TASK DIRECTIONS:
Can you pull out each line of the data below that includes the word "this"?

ENTRIES PROVIDED:
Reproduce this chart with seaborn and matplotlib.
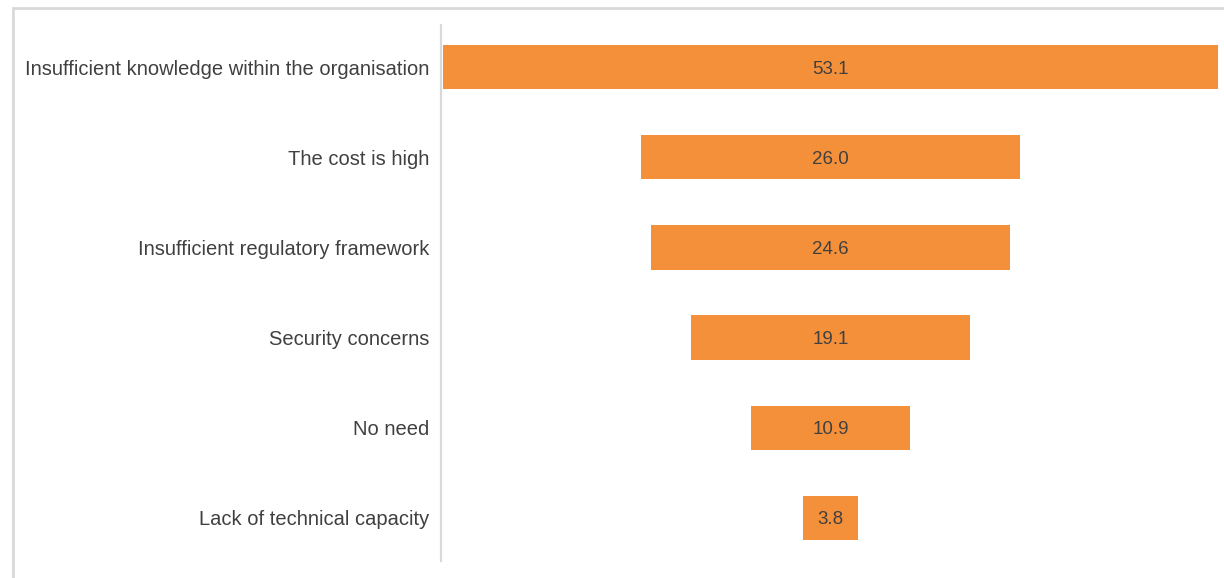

...

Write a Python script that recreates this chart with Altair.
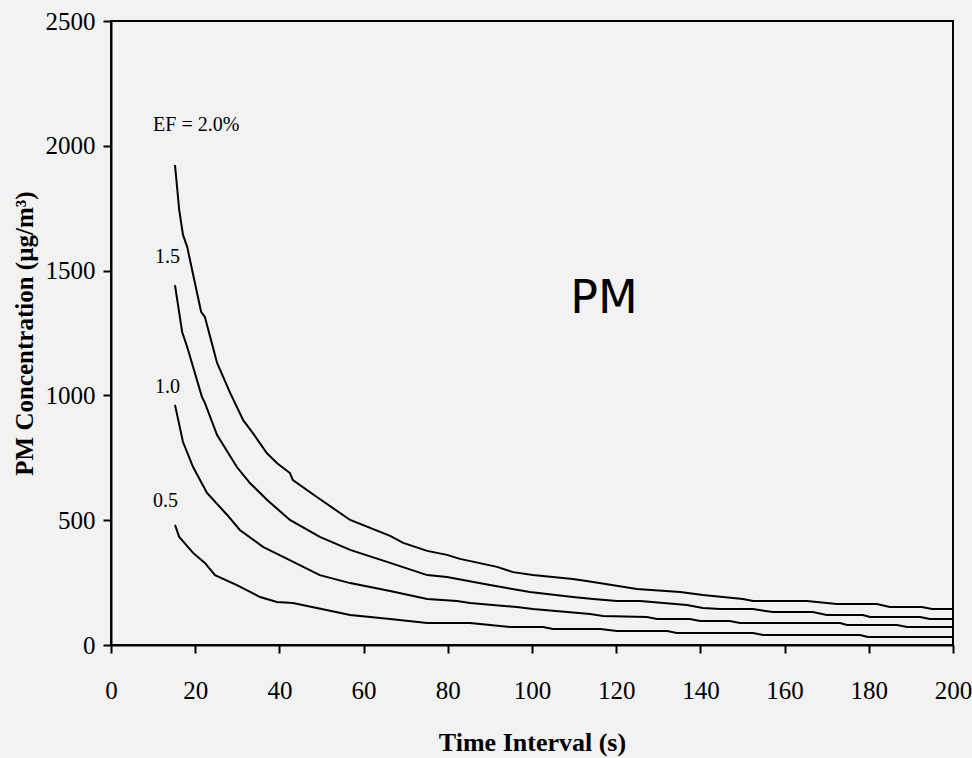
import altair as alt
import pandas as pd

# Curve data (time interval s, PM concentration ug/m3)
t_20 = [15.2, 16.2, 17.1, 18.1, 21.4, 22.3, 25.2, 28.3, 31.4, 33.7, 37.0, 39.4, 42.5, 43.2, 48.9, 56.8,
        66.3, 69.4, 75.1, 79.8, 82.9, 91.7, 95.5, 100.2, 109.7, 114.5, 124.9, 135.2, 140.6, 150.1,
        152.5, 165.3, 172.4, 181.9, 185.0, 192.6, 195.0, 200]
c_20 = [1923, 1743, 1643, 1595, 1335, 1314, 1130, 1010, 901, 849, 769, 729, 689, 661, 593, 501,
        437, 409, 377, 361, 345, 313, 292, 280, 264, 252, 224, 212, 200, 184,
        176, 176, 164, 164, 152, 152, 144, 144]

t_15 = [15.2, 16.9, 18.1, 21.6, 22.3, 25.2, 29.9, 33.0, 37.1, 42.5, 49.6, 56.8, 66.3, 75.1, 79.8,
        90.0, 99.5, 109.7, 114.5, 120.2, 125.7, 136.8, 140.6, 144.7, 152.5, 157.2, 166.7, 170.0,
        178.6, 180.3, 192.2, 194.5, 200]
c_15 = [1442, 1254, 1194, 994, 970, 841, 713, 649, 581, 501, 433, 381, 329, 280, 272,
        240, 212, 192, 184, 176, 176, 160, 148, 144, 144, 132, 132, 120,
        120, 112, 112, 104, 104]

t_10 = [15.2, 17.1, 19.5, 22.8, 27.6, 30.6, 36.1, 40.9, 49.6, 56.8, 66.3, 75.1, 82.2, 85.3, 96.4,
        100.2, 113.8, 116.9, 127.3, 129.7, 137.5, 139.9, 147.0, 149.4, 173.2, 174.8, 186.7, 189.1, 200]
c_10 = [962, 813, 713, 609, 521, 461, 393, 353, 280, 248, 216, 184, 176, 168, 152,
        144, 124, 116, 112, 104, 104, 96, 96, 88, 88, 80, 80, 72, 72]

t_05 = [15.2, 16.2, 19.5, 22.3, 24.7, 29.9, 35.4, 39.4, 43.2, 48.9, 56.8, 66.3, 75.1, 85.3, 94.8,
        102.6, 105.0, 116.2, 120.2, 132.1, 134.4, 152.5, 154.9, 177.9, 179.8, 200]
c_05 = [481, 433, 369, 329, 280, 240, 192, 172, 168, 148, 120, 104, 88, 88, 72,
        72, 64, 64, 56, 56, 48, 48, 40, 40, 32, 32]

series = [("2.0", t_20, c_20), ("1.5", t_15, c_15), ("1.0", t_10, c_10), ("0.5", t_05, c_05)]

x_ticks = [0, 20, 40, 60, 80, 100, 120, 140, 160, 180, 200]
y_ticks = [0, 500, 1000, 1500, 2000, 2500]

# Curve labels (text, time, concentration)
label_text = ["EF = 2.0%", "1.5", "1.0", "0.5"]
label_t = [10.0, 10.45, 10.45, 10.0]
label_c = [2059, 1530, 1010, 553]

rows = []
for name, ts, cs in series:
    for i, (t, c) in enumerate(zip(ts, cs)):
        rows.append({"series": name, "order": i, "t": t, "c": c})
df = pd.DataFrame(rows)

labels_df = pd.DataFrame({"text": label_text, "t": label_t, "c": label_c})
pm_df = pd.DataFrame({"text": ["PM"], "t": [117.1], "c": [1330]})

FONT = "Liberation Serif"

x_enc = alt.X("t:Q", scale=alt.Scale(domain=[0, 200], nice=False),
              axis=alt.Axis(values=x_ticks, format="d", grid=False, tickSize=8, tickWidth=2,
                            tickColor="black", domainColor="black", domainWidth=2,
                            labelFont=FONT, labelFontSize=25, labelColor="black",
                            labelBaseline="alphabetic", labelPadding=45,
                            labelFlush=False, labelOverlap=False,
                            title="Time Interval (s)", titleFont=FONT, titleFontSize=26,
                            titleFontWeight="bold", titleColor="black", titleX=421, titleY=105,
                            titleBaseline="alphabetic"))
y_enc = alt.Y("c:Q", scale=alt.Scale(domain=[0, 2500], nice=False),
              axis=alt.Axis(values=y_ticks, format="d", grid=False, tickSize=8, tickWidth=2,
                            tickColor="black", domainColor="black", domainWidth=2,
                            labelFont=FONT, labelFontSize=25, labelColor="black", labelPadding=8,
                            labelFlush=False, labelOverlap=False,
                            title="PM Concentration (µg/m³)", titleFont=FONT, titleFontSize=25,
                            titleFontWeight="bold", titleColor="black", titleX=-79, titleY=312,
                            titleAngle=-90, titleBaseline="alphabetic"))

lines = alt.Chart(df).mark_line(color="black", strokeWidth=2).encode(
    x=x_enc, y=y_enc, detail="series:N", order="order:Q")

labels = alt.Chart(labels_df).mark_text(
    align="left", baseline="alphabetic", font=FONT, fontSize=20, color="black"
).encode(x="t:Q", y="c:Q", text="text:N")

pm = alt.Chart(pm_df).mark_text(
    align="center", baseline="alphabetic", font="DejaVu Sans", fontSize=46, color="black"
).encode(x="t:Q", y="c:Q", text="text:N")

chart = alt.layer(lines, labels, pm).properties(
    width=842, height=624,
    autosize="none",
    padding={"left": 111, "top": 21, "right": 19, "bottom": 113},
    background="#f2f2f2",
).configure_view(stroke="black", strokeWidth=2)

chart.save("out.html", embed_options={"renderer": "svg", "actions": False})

FINAL ANSWER:
Reproduce this chart with seaborn and matplotlib.
Write a Python script that recreates this chart with Altair.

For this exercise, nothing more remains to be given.